Being a Googler privy to the internal postmortem: there was no way to trigger this externally (the faulty server is in the control plane) AND triggering this by a Google engineer would require some determination and leaving a ton of audit trail.


>This incident was caused by a bug in the configuration pipeline that propagates customer configuration rules to GCLB.

This line suggested it could be triggered from a customer. Is this inaccurate?


Hi. I helped write some of the internal postmortem and manage the data plane side of the team that responded to this.

Please allow me to reassure you: No. Absolutely not in this case. Not even slightly.

Any engineer can tell you customer configuration contents can cause bugs in configuration pipelines, but that's multiple layers away from this issue in our particular case.
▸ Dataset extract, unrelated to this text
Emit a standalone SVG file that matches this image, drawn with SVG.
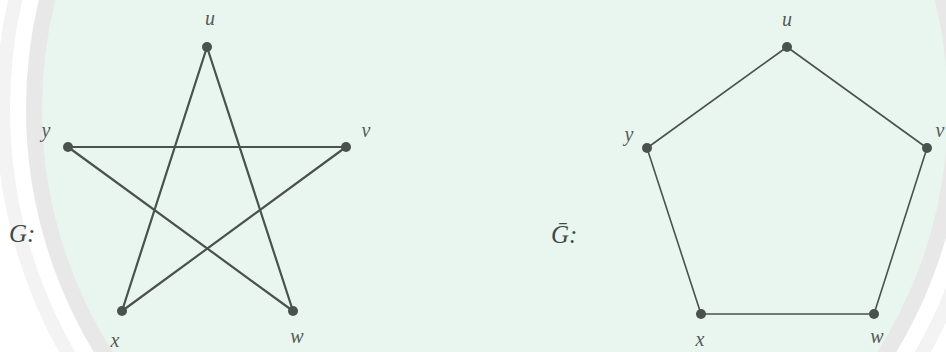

Google runs microservices, so when the public postmortem mentions pipeline, it is a series of servers talking to each other. The problem happened towards the end of the pipeline, after multiple processing steps of the original user input. Furthermore, it was caused by a race condition, not mishandling invalid input.


Hard to know without access to the postmortem, but without it, I can think or two generalization possibilities to take advantage: 1) make config changes very quickly (very likely to have mitigations here), 2) make the configuration extremely large (what is valid but too large?), 3) both.

Inflict an off by one error? Joke.


It’s much more likely that other factors increased the chances of hitting the bug. Maybe the race condition was more likely to be hit if the amount of configuration data increased or the frequency with which configuration changes were compiled went up? The component with the bug doesn’t exist in a vacuum and its behaviour could likely be influenced by external systems.